Directions for this task:
Start at the line where "Convert this chart to matplotlib code." appears and end at the line where "import numpy as np" appears; repeat those lines exactly, both ends included, leaving pictures behind.
# START OF Provided material
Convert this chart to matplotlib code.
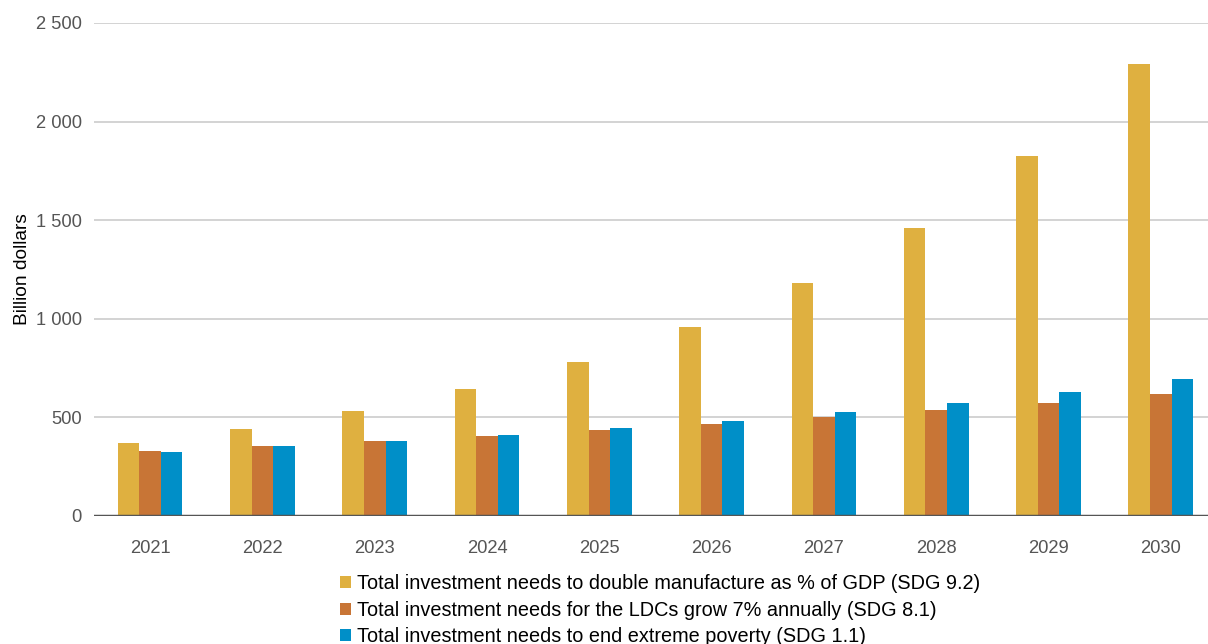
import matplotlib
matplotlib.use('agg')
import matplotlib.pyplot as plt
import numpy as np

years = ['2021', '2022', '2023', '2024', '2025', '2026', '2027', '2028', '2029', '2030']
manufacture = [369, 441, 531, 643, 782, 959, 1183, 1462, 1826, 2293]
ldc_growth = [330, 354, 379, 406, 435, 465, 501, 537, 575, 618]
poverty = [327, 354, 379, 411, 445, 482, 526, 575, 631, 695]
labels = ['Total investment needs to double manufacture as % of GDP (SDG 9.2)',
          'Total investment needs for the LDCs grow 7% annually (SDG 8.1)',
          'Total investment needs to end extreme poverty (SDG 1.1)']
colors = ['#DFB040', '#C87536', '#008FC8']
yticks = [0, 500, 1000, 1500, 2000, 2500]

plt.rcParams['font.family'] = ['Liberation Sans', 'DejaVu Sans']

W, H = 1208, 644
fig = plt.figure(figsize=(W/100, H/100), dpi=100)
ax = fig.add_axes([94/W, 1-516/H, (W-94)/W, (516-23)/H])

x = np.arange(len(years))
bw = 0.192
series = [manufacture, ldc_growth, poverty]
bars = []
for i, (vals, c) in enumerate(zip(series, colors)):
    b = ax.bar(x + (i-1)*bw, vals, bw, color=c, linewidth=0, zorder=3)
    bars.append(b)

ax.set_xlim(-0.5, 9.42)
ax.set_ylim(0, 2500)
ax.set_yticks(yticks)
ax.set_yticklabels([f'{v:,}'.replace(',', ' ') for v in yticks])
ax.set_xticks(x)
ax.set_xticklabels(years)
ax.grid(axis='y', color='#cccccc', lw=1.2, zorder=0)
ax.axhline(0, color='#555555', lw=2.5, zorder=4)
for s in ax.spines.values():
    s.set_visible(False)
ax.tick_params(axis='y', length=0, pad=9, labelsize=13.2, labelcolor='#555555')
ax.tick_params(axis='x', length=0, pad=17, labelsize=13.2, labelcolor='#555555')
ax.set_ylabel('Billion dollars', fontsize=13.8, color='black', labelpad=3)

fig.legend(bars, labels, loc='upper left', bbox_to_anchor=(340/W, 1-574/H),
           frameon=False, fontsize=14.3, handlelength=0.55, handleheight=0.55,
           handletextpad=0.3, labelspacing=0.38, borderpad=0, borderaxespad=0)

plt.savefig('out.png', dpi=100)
# END OF Provided material
# START OF Provided material
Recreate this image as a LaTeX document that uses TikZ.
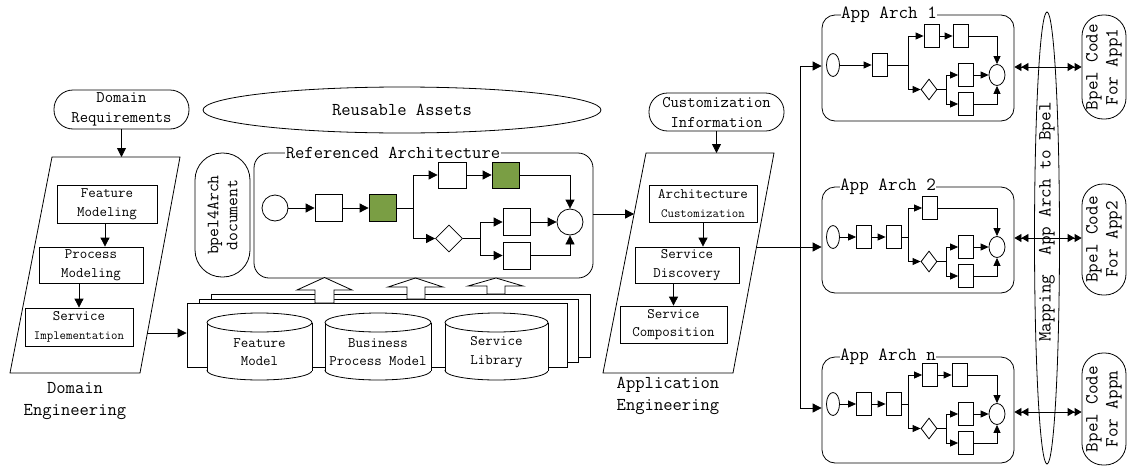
# END OF Provided material
Task solution:
Convert this chart to matplotlib code.
import matplotlib
matplotlib.use('agg')
import matplotlib.pyplot as plt
import numpy as np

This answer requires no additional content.